By John Wayne on Monday, 01 June 2026
Category: Race, Culture, Nation

The Spy Who Came in with the Gold! Why David Rush’s “Comic Cupboard” Heist Makes No Sense

The quiet suburbs of Ashburn, Virginia, in may 2026, became the unlikely stage for one of the most bizarre intelligence-related scandals in recent memory, and a great human interest story for us today at the blog. Former senior CIA official David Rush, a man with top-secret clearance and years in the agency's executive ranks, found himself in federal custody after the FBI raided his home and discovered an astonishing haul: 303 one-kilogram gold bars valued at over $40 million, approximately $2 million in U.S. currency, and around 35 luxury watches, many of them Rolexes.

The story reads like a rejected spy thriller script. Between November 2025 and March 2026, Rush allegedly requested and received massive quantities of gold bars and foreign currency from the CIA, claiming they were needed for legitimate "work-related expenses." An internal CIA probe raised red flags. When the FBI searched a storage space near his office, they found only a fraction of what had been issued. The rest, the vast majority, turned up at his private residence.

And here lies the question that has everyone scratching their heads: If David Rush was such a skilled intelligence operative, why on earth did he stash tens of millions in gold in his house, reportedly in a "comic cupboard" or similar unremarkable domestic hiding spot?

The Operational Amateur Hour

Real espionage tradecraft, especially at the senior CIA level, is built on compartmentalisation, deniability, and layers of separation. A competent operator moving large sums of operational funds, whether for agents, bribes, or covert programs, would never route that material straight to their personal address.

Professional handling of such assets typically involves:

Offshore accounts or shell companies in friendly jurisdictions

Trusted intermediaries or cut-outs

Secure agency facilities or diplomatic channels

Diversified, low-profile storage far removed from one's home.

Bringing 700+ pounds of physical gold bars, stacks of cash, and a drawer full of high-end watches back to the family home is the opposite of tradecraft. It's the behaviour of someone who either felt untouchable after years inside the system or simply got sloppy and greedy. The sheer bulk alone: gold is heavy and conspicuous, makes home storage logistically ridiculous for anyone thinking more than one move ahead.

The "comic cupboard" detail, if accurate, only deepens the absurdity. It evokes a man treating national assets like collectible action figures rather than high-value government property. This wasn't a sophisticated slush fund operation. It looks more like old-fashioned embezzlement dressed up with agency paperwork.

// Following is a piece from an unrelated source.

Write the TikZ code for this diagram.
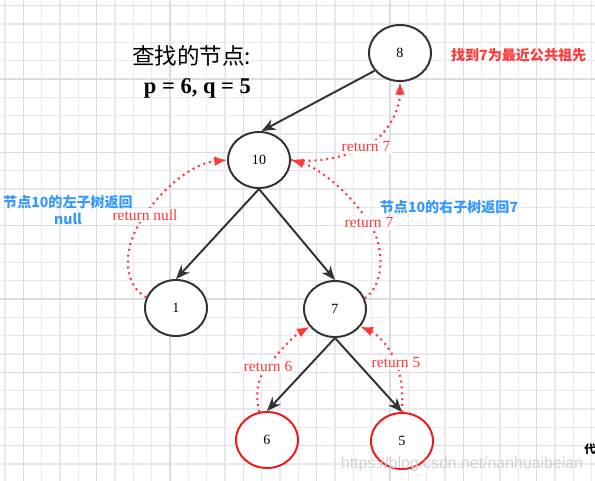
\documentclass[tikz,border=0pt]{standalone}
\usepackage{fontspec}
\setmainfont{Liberation Serif}
\setsansfont{Liberation Sans}
\newfontfamily\cjk{Noto Sans CJK SC}
\usetikzlibrary{arrows.meta, shapes.geometric}

\definecolor{linegray}{HTML}{333333}
\definecolor{retred}{HTML}{FF3838}
\definecolor{hitred}{HTML}{F21818}
\definecolor{noteblue}{HTML}{3399FF}
\definecolor{gridminor}{HTML}{E8E8EE}
\definecolor{gridmajor}{HTML}{DCDCE3}
\definecolor{markgray}{HTML}{D2D2D2}

\begin{document}
\begin{tikzpicture}[
            x = 0.025cm, y = -0.025cm, % one unit = one pixel of the sketch
            > = {Stealth[length=10pt,width=8pt]}, % arrow head style
            semithick % line style
        ]

        \tikzstyle{treenode}=[
            ellipse,
            draw = linegray,
            line width = 1.4pt,
            fill = white,
            minimum width = 1.55cm,
            minimum height = 1.4cm,
            font = \fontsize{10}{12}\selectfont
        ]
        \tikzstyle{found}=[treenode, draw = hitred]
        \tikzstyle{child}=[->, draw = linegray, line width = 1.4pt]
        \tikzstyle{ret}=[
            -{Latex[length=9pt,width=7pt]},
            draw = retred,
            line width = 1.5pt,
            dash pattern = on 1.4pt off 2.8pt
        ]
        \tikzstyle{retlabel}=[fill = white, text = retred, inner sep = 1pt, font = \fontsize{11}{13}\selectfont]
        \tikzstyle{note}=[text = noteblue, align = center, font = \cjk\bfseries\fontsize{10}{12}\selectfont]

        % paper and grid
        \useasboundingbox[fill = white] (0,0) rectangle (595,481);
        \foreach \i in {0,...,32} \draw[gridminor, line width = 0.75pt] ({5+18.333*\i},0) -- ++(0,481);
        \foreach \i in {0,...,26} \draw[gridminor, line width = 0.75pt] (0,{5.67+18.333*\i}) -- ++(595,0);
        \foreach \i in {0,...,7} \draw[gridmajor, line width = 1pt] ({23.33+73.33*\i},0) -- ++(0,481);
        \foreach \i in {0,...,6} \draw[gridmajor, line width = 1pt] (0,{5.67+73.33*\i}) -- ++(595,0);

	\node[treenode] (n8) at (400,53) {8};
	\node[treenode] (n10) at (259,160) {10};
	\node[treenode] (n1) at (176,308) {1};
	\node[treenode] (n7) at (335,309) {7};
	\node[found] (n6) at (267,440) {6};
	\node[found] (n5) at (402,441) {5};

	\draw[child] (n8.215) -- (n10.85);
	\draw[child] (n10.south) -- (n1.north);
	\draw[child] (n10.south) -- (n7.north);
	\draw[child] (n7.south) -- (n6.north);
	\draw[child] (n7.south) -- (n5.north);

	% returned values
	\coordinate (at108) at (366,147);
	\coordinate (at710) at (369,223);
	\coordinate (at110) at (145,215);
	\coordinate (at67) at (268,366);
	\coordinate (at57) at (396,363);

	\draw[ret] (n10.east) .. controls (320,163) and (345,157) .. (at108) .. controls (385,137) and (400,112) .. (n8.south);
	\draw[ret] (n7.20) .. controls (385,285) and (385,245) .. (at710) .. controls (352,195) and (320,168) .. (n10.east);
	\draw[ret] (n1.160) .. controls (122,285) and (122,245) .. (at110) .. controls (165,185) and (195,163) .. (n10.west);
	\draw[ret] (n6.105) .. controls (255,395) and (257,378) .. (at67) .. controls (280,350) and (295,335) .. (n7.215);
	\draw[ret] (n5.north) .. controls (403,395) and (402,378) .. (at57) .. controls (391,348) and (376,333) .. (n7.-35);

	\node[retlabel] (l108) at (at108) {return 7};
	\node[retlabel] (l710) at (at710) {return 7};
	\node[retlabel] (l110) at (at110) {return null};
	\node[retlabel] (l67) at (at67) {return 6};
	\node[retlabel] (l57) at (at57) {return 5};

	% notes
	\node[anchor = east, align = right, font = \bfseries\fontsize{16}{21}\selectfont] (title) at (256,72) {{\mdseries\cjk 查找的节点:}\\p = 6, q = 5};
	\node[anchor = west, text = retred, font = \cjk\bfseries\fontsize{10}{12}\selectfont] (answer) at (446,55) {找到7为最近公共祖先};
	\node[note] (leftnote) at (68,210) {节点10的左子树返回\\null};
	\node[note] (rightnote) at (449,207) {节点10的右子树返回7};

	\node[text = markgray, font = \sffamily\fontsize{11.3}{13}\selectfont] (mark) at (462,464) {https://blog.csdn.net/nanhuaibeian};
	\node[font = \cjk\bfseries\fontsize{8}{9}\selectfont, inner sep = 0pt] (cut) at (590,449) {代};

    \end{tikzpicture}
\end{document}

The Bigger Picture: Vetting, Trust, and Institutional Rot

The case exposes uncomfortable truths about the CIA and government oversight. Rush allegedly fabricated key parts of his background for nearly two decades, claiming elite university degrees and Navy pilot experience that investigations later found to be false. He joined the agency on his third attempt in 2009 and climbed to a senior executive service role. That he could maintain such deceptions while handling sensitive budgets and operational funds raises serious questions about internal vetting processes.

Even more telling is how long it apparently took for anyone to notice the missing gold. The agency only launched a serious internal review after patterns emerged. In an era of advanced financial tracking, AI auditing tools, and post-Snowden scrutiny, a senior official was able to requisition $40 million+ in physical gold without immediate alarm bells.

This isn't the first time we've seen intelligence community members succumb to personal greed. History is littered with examples: Aldrich Ames, Robert Hanssen, and various lower-level contractors, where access to power and classified environments eventually corrupted individuals. The difference here is the sheer clumsiness. A "good spy" doesn't get caught with the loot in his literal backyard.

What Happens Next

Rush faces charges of criminal theft of public money. He remains in custody as of late May 2026, with his legal team and prosecutors still gathering information. The full scope of what he intended to do with the gold, personal enrichment, off-the-books operations that went rogue, or something else, remains unclear. His defence will likely argue the materials were legitimate operational tools that he simply stored at home for convenience.

But the optics are devastating. In a time when public trust in institutions is already fragile, stories like this fuel every conspiracy theory about unaccountable intelligence agencies; most of these conspiracies being true. They also highlight a deeper irony: the same agency tasked with outmanoeuvring sophisticated foreign adversaries apparently couldn't keep one of its own executives from treating the vault like a personal piggy bank!

The David Rush case is a reminder that no amount of clearance, training, or institutional prestige protects against basic human flaws: greed, arrogance, and surprisingly poor judgment. A truly skilled spy wouldn't have been caught with $40 million worth of gold bars in his "comic cupboard." The fact that Rush was, suggests he was never the master operative his position implied. He was just another bureaucrat who got tempted by the treasure he was supposed to safeguard.